Federer battles past Simon for milestone win

Roger Federer fought back from two-sets-to-one down to beat the Frenchman 6-1, 4-6, 2-6, 6-2, 6-3 to record his 900th tour-level match win and set a Roland Garros quarter-final clash with Jo-Wilfried Tsonga.

“I knew 900 was on the line,” said Federer. “I'm just happy I have been able to win a lot of matches throughout my career, giving myself an opportunity over and over again. I love this game.”

In becoming the fourth player in the Open Era to reach the 900 wins milestone, 17-time Grand Slam champion Federer won a record-tying 58th match at Roland Garros (Nicola Pietrangeli, Guillermo Vilas) and reached his 36th consecutive Grand Slam quarter-final. Federer has not lost prior to the quarter-finals of a major since 2004 Roland Garros, when he was beaten in the third round by Gustavo Kuerten.

“The number is unbelievable. I probably would have been happy with one at one point in my career, when I was younger,” Federer said. “Eventually you raise the bar and say, ‘Okay, hopefully I can reach my first semi-final’, like in 2003 at Wimbledon. I went on to win the tournament and the rest we know. It's been an amazing run and I'm happy I'm still on it.”

Federer goes into the clash with Tsonga with a 9-3 lead in their Head2Head series. He has won their past five meetings, but did lose to the Frenchman in the 2011 Wimbledon quarter-finals. The 31-year-old Federer is looking to lift the trophy at Roland Garros for the second time, following victory in 2009 (d. Soderling), when he completed the career Grand Slam.

For the first 40 minutes or so, Federer looked as though he would comfortably secure his fourth win in six meetings with Simon. The Swiss made a strong start to the match, racing to a 5-1 lead. He won a lengthy seventh game to clinch the opening set, but Simon was not cowed. The resilient Frenchman stayed with Federer in the early stages of the second set and made a significant breakthrough in the seventh game as he began to unleash newly aggressive tactics.

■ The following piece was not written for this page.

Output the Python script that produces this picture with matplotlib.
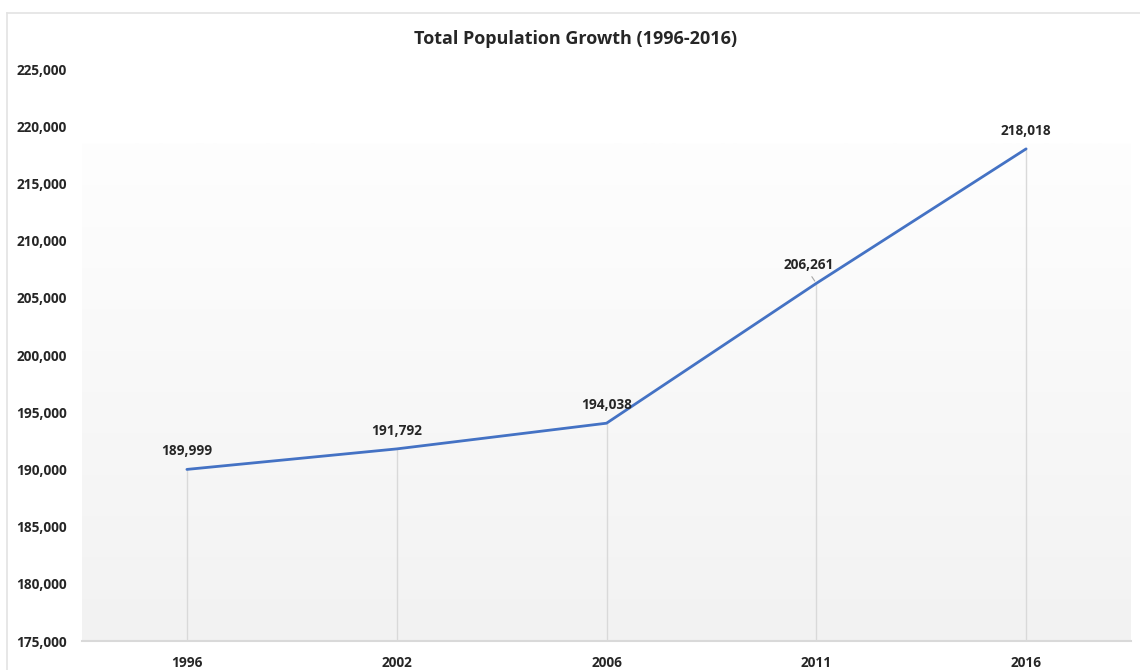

Federer suffered a fall on the baseline, which appeared to rattle the Swiss as he lost his forehand rhythm. Simon capitalised for a 4-3 lead and went on to level the match.

"I didn't hurt myself," said Federer. "But maybe I did lose that touch of confidence, and I was out of the match for a bit. I'm happy I found a way and was able to tidy up my play. Stayed calm under pressure. He seized his opportunity. He got the advantage and he made my life difficult."

Buoyed by his success, Simon maintained his high level and took advantage of an increasing number of uncharacteristic errors from Federer in the third set, breaking in the fifth and seventh games to take the lead in the match.

Federer fired himself up in the fourth set, reined in the errors, and broke through Simon’s defences in the sixth game, meeting with a roar of approval from the unpartisan Philippe Chatrier crowd. He continued to chip away at Simon and clinched the set with another service break in the eighth game.

Federer capitalised on his momentum and gained a crucial break of serve in the second game of the decider as Simon went long with a forehand. The Swiss then served out victory in the ninth game, not without one final piece of drama as he saved two break points, prevailing on his second match point in one minute shy of three hours. Simon’s attacking play had Federer in trouble for a while, but his high-risk strategy ultimately yielded 47 unforced errors.

"It was beautiful, it's always special to play matches like that," 2009 champion and firm Paris favourite Federer said at courtside. "You always remember matches like this."

"At the end of the day, I work hard to be exactly in this situation in a tough match where the crowd is going crazy and you want to stay calm within the storm," told reporters.

"Honestly, for me, it's what I play for."

''He managed to raise his game when he wasn't playing well,'' said Simon.